Warning: Spoiler Alert
This week’s Once Upon A Time is entitled “Sympathy For The De Vil,” so it’s no surprise when we open to a young, blonde girl running through some misty English countryside woods with Dalmatians chasing her. Eventually they catch her and a car pulls up. A somberly-but-elegantly dressed woman emerges and orders the girl into the car. The girl refuses, and the woman threatens her to set the dogs on her. “Now that your father’s gone,” she says, stepping towards the girl and leaning into her face, “we’re going to make a few changes around the house, Cruella.”

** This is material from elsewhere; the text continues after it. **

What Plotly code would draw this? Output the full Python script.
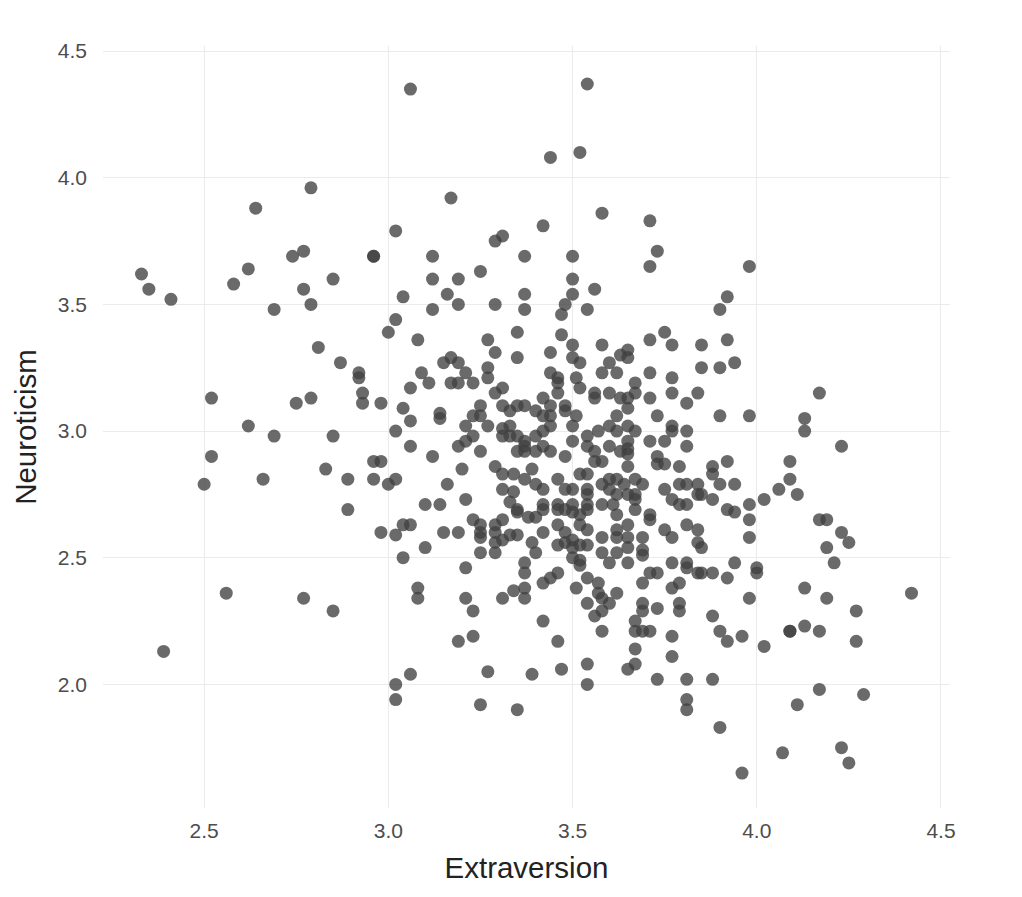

She takes the girl back to the house and summarily locks her in the attic. Cruella protests, but her mother will not be swayed. She’ll stay locked in this room until she obeys her mother.
But hold off on that story for a minute. Let’s find out how present-day Cruella is terrorizing the denizens of Storybrooke!
She’s tearing along a road on the outside of town at a seriously unadvisable speed. She screeches to a halt when she sees Maleficent standing directly in her path. Annoyed that she had to stop, Cruella gets out of the car and begins to berate Maleficent. Maleficent though, won’t have it. She demands to know what became of her daughter. Cruella, without much remorse, admits that she and Ursula left her in the woods to die after stealing the egg she came over it. They used the magic to keep themselves young. She’s a terrible person, you see.
Maleficent is enraged and turns herself into a dragon, presumably to begin slow-roasting Cruella. But Cruella isn’t afraid. She’s been hoping for this. Since, yanno, she can control any beast, and a dragon is definitely a beast. She orders Maleficent to go to sleep and stay out of the way while she gets hers. She tears off again in the opposite direction.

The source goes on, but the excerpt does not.